● Required work
Please copy every line of the records below that holds the word "this".

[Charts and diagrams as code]

# # # # # # #

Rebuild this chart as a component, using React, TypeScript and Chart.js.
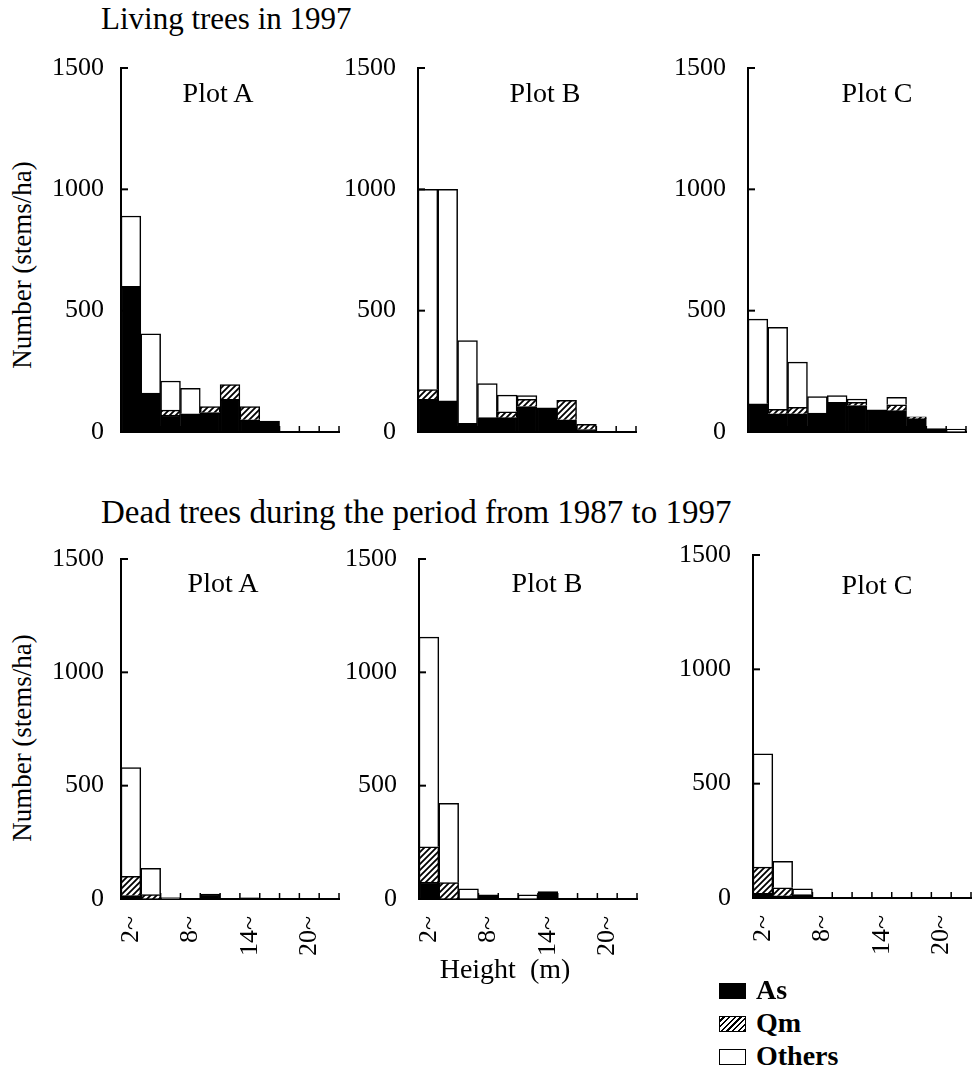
import React, { useEffect, useRef } from 'react';
import { Chart, registerables } from 'chart.js';
Chart.register(...registerables);

// Height classes (m)
const bins = ['2~', '4~', '6~', '8~', '10~', '12~', '14~', '16~', '18~', '20~', '22~'];
const yTickValues = [500, 1000, 1500];

// Living trees in 1997 (stems/ha)
const livA_As = [600, 160, 70, 75, 80, 135, 50, 45, 0, 0, 0];
const livA_Qm = [0, 0, 20, 0, 25, 60, 55, 0, 0, 0, 0];
const livA_Others = [290, 245, 120, 105, 0, 0, 0, 0, 0, 0, 0];

const livB_As = [135, 128, 36, 59, 59, 105, 100, 50, 10, 0, 0];
const livB_Qm = [40, 0, 0, 0, 24, 30, 0, 80, 22, 0, 0];
const livB_Others = [825, 872, 341, 141, 69, 15, 0, 0, 0, 0, 0];

const livC_As = [116, 75, 75, 78, 122, 109, 91, 88, 55, 14, 0];
const livC_Qm = [0, 18, 27, 0, 0, 13, 0, 24, 8, 0, 0];
const livC_Others = [349, 338, 186, 68, 28, 14, 0, 31, 0, 0, 12];

// Dead trees during 1987-1997 (stems/ha)
const deadA_As = [15, 0, 0, 0, 22, 0, 5, 0, 0, 0, 0];
const deadA_Qm = [85, 20, 0, 0, 0, 0, 0, 0, 0, 0, 0];
const deadA_Others = [480, 115, 6, 0, 0, 0, 0, 0, 0, 0, 0];

const deadB_As = [75, 0, 0, 18, 0, 0, 33, 0, 0, 0, 0];
const deadB_Qm = [155, 72, 0, 0, 0, 0, 0, 0, 0, 0, 0];
const deadB_Others = [925, 350, 45, 0, 0, 18, 0, 0, 0, 0, 0];

const deadC_As = [20, 10, 15, 0, 0, 0, 0, 0, 0, 0, 0];
const deadC_Qm = [115, 35, 0, 0, 0, 0, 0, 0, 0, 0, 0];
const deadC_Others = [495, 115, 25, 0, 0, 0, 0, 0, 0, 0, 0];

const FONT = "'Liberation Serif', 'Times New Roman', Times, serif";

function makeHatch(ctx: CanvasRenderingContext2D): CanvasPattern | string {
  const c = document.createElement('canvas');
  c.width = 6;
  c.height = 6;
  const g = c.getContext('2d');
  if (!g) return '#888';
  g.fillStyle = '#fff';
  g.fillRect(0, 0, 6, 6);
  g.strokeStyle = '#000';
  g.lineWidth = 1.8;
  g.beginPath();
  g.moveTo(-1, 7); g.lineTo(7, -1);
  g.moveTo(-4, 4); g.lineTo(4, -4);
  g.moveTo(2, 10); g.lineTo(10, 2);
  g.stroke();
  return ctx.createPattern(c, 'repeat') || '#888';
}

const tickPlugin = {
  id: 'inwardTicks',
  beforeDatasetsDraw(chart: any) {
    const { ctx, scales, chartArea } = chart;
    const x = scales.x;
    ctx.save();
    ctx.strokeStyle = '#000';
    ctx.lineWidth = 1.5;
    const n = bins.length;
    for (let i = 1; i <= n; i++) {
      const px = i < n
        ? (x.getPixelForValue(i - 1) + x.getPixelForValue(i)) / 2
        : chartArea.right;
      ctx.beginPath();
      ctx.moveTo(px, chartArea.bottom);
      ctx.lineTo(px, chartArea.bottom - 6);
      ctx.stroke();
    }
    ctx.restore();
  },
  afterDatasetsDraw(chart: any) {
    const { ctx, scales, chartArea } = chart;
    const y = scales.y;
    ctx.save();
    ctx.strokeStyle = '#000';
    ctx.lineWidth = 2;
    yTickValues.forEach((v) => {
      const py = y.getPixelForValue(v);
      ctx.beginPath();
      ctx.moveTo(chartArea.left, py);
      ctx.lineTo(chartArea.left + 7, py);
      ctx.stroke();
    });
    ctx.restore();
  },
};

type PanelProps = {
  axisX: number;
  areaTop: number;
  plotW: number;
  plotH: number;
  as: number[];
  qm: number[];
  others: number[];
  showX: boolean;
  padY: number;
};

const Y_W = 80;
const PAD_TOP = 16;
const PAD_RIGHT = 8;

function zeroPad(s: any) {
  s.paddingTop = 0;
  s.paddingBottom = 0;
  s.paddingLeft = 0;
  s.paddingRight = 0;
}

function Panel({ axisX, areaTop, plotW, plotH, as, qm, others, showX, padY }: PanelProps) {
  const ref = useRef<HTMLCanvasElement | null>(null);
  const xH = showX ? 76 : 16;
  const w = Y_W + plotW + PAD_RIGHT;
  const h = PAD_TOP + plotH + xH;

  useEffect(() => {
    const canvas = ref.current;
    if (!canvas) return;
    const ctx = canvas.getContext('2d');
    if (!ctx) return;
    const hatch = makeHatch(ctx);
    const common = {
      borderColor: '#000',
      borderWidth: 1.5,
      barPercentage: 1,
      categoryPercentage: 1,
    };
    const chart = new Chart(ctx, {
      type: 'bar',
      data: {
        labels: bins,
        datasets: [
          { label: 'As', data: as, backgroundColor: '#000', ...common },
          { label: 'Qm', data: qm, backgroundColor: hatch as any, ...common },
          { label: 'Others', data: others, backgroundColor: '#fff', ...common },
        ],
      },
      options: {
        animation: false,
        responsive: false,
        maintainAspectRatio: false,
        devicePixelRatio: 1,
        layout: { padding: { top: PAD_TOP, right: PAD_RIGHT, left: 0, bottom: 0 } },
        plugins: {
          legend: { display: false },
          tooltip: { enabled: false },
        },
        scales: {
          x: {
            stacked: true,
            grid: { display: true, drawOnChartArea: false, drawTicks: false },
            border: { display: true, color: '#000', width: 2 },
            ticks: {
              display: showX,
              autoSkip: false,
              maxRotation: 90,
              minRotation: 90,
              padding: 17,
              color: '#000',
              font: { family: FONT, size: 26 },
              callback: (_v: any, i: number) => (i % 3 === 0 ? bins[i] : ''),
            },
            afterFit: (s: any) => {
              s.height = xH;
              zeroPad(s);
            },
          },
          y: {
            stacked: true,
            min: 0,
            max: 1500,
            grid: { display: true, drawOnChartArea: false, drawTicks: false },
            border: { display: true, color: '#000', width: 2 },
            ticks: {
              stepSize: 500,
              padding: padY,
              color: '#000',
              font: { family: FONT, size: 26 },
              callback: (v: any) => String(v),
            },
            afterFit: (s: any) => {
              s.width = Y_W;
              zeroPad(s);
            },
          },
        },
      } as any,
      plugins: [tickPlugin],
    });
    return () => chart.destroy();
  }, []);

  return (
    <canvas
      ref={ref}
      width={w}
      height={h}
      style={{
        position: 'absolute',
        left: axisX - Y_W,
        top: areaTop - PAD_TOP,
        width: w,
        height: h,
      }}
    />
  );
}

function Text({ x, y, size, children, rotate, align, bold }: any) {
  const tx = align === 'left' ? '0' : '-50%';
  return (
    <div
      style={{
        position: 'absolute',
        left: x,
        top: y,
        transform: `translate(${tx}, -50%)${rotate ? ` rotate(${rotate}deg)` : ''}`,
        transformOrigin: align === 'left' ? 'left center' : 'center center',
        fontFamily: FONT,
        fontSize: size,
        fontWeight: bold ? 'bold' : 'normal',
        color: '#000',
        whiteSpace: 'pre',
        lineHeight: 1,
      }}
    >
      {children}
    </div>
  );
}

export default function App() {
  const topRow = 68;
  const topH = 432 - 68;
  const botRow = 559;
  const botH = 899 - 559;
  const pw = 218;
  return (
    <div
      style={{
        position: 'absolute',
        left: 0,
        top: 0,
        width: 976,
        height: 1071,
        background: '#fff',
        overflow: 'hidden',
      }}
    >
      <Text x={101} y={18} size={31} align="left">Living trees in 1997</Text>
      <Text x={101} y={512} size={33} align="left">Dead trees during the period from 1987 to 1997</Text>

      <Text x={22} y={265} size={27} rotate={-90}>Number (stems/ha)</Text>
      <Text x={22} y={738} size={27} rotate={-90}>Number (stems/ha)</Text>

      <Panel axisX={121} areaTop={topRow} plotW={pw} plotH={topH} as={livA_As} qm={livA_Qm} others={livA_Others} showX={false} padY={17} />
      <Panel axisX={418} areaTop={topRow} plotW={pw} plotH={topH} as={livB_As} qm={livB_Qm} others={livB_Others} showX={false} padY={22} />
      <Panel axisX={748} areaTop={topRow} plotW={pw} plotH={topH} as={livC_As} qm={livC_Qm} others={livC_Others} showX={false} padY={22} />

      <Panel axisX={121} areaTop={botRow} plotW={pw} plotH={botH} as={deadA_As} qm={deadA_Qm} others={deadA_Others} showX={true} padY={17} />
      <Panel axisX={419} areaTop={botRow} plotW={pw} plotH={botH} as={deadB_As} qm={deadB_Qm} others={deadB_Others} showX={true} padY={22} />
      <Panel axisX={753} areaTop={botRow - 4} plotW={pw} plotH={botH + 3} as={deadC_As} qm={deadC_Qm} others={deadC_Others} showX={true} padY={22} />

      <Text x={218} y={93} size={28}>Plot A</Text>
      <Text x={545} y={93} size={28}>Plot B</Text>
      <Text x={877} y={93} size={28}>Plot C</Text>
      <Text x={223} y={583} size={28}>Plot A</Text>
      <Text x={547} y={583} size={28}>Plot B</Text>
      <Text x={877} y={585} size={28}>Plot C</Text>

      <Text x={505} y={969} size={28}>{'Height  (m)'}</Text>

      <div style={{ position: 'absolute', left: 719, top: 983, width: 27, height: 16, background: '#000' }} />
      <div
        style={{
          position: 'absolute',
          left: 719,
          top: 1016,
          width: 25,
          height: 14,
          border: '1.5px solid #000',
          background: 'repeating-linear-gradient(-45deg, #000 0 1.6px, #fff 1.6px 4px)',
        }}
      />
      <div style={{ position: 'absolute', left: 719, top: 1049, width: 25, height: 14, border: '1.5px solid #000', background: '#fff' }} />
      <Text x={756} y={990} size={28} align="left" bold>As</Text>
      <Text x={756} y={1023} size={28} align="left" bold>Qm</Text>
      <Text x={756} y={1056} size={28} align="left" bold>Others</Text>
    </div>
  );
}
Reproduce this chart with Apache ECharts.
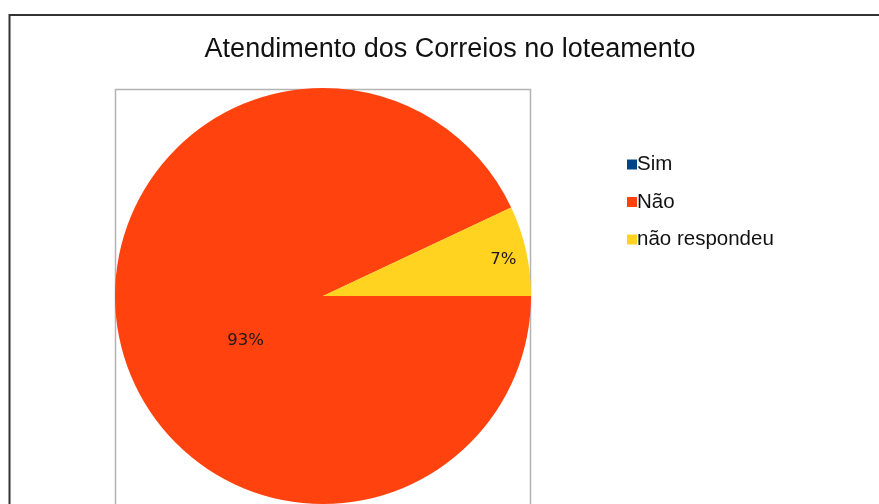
<!DOCTYPE html>
<html><head><meta charset="utf-8">
<script src="https://cdn.jsdelivr.net/npm/echarts@6/dist/echarts.min.js"></script>
<style>html,body{margin:0;padding:0;background:#fff}#c{width:879px;height:504px}</style>
</head><body><div id="c"></div>
<script>
const categories = ['Sim', 'Não', 'não respondeu'];
const values = [0, 93, 7];
const colors = ['#004586', '#FF420E', '#FFD320'];
const labelOffsets = [[0, 0], [27, 21], [76, -13]];

const chart = echarts.init(document.getElementById('c'));
chart.setOption({
  animation: false,
  backgroundColor: '#fff',
  title: {
    text: 'Atendimento dos Correios no loteamento',
    left: 445, textAlign: 'center', top: 31,
    textStyle: { fontFamily: 'Liberation Sans', fontSize: 27, fontWeight: 'normal', color: '#111' }
  },
  legend: {
    orient: 'vertical', left: 622, top: 149,
    itemWidth: 10, itemHeight: 10, itemGap: 16.5, icon: 'rect',
    textStyle: { fontFamily: 'Liberation Sans', fontSize: 20.5, color: '#111', padding: [0,0,0,-5] },
    data: categories
  },
  graphic: [
    { type: 'rect', shape: { x: 9.5, y: 15, width: 1000, height: 600 }, style: { fill: 'none', stroke: '#333', lineWidth: 2 }, z: -1 },
    { type: 'rect', shape: { x: 115.5, y: 89.5, width: 415, height: 500 }, style: { fill: 'none', stroke: '#b3b3b3', lineWidth: 1.5 }, z: -1 }
  ],
  series: [{
    type: 'pie',
    center: [323, 296], radius: 208,
    startAngle: 0, clockwise: true,
    avoidLabelOverlap: false,
    label: {
      show: true, position: 'inside',
      formatter: p => p.value > 0 ? Math.round(p.percent) + '%' : '',
      fontFamily: 'DejaVu Sans', fontSize: 16.5, color: '#1a1a1a'
    },
    labelLine: { show: false },
    emphasis: { disabled: true },
    data: categories.map((n, i) => ({
      name: n, value: values[i],
      itemStyle: { color: colors[i] },
      label: { offset: labelOffsets[i] }
    }))
  }]
});
</script></body></html>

# # # # # # #

● Correct answer
Rebuild this chart as a component, using React, TypeScript and Chart.js.
Reproduce this chart with Apache ECharts.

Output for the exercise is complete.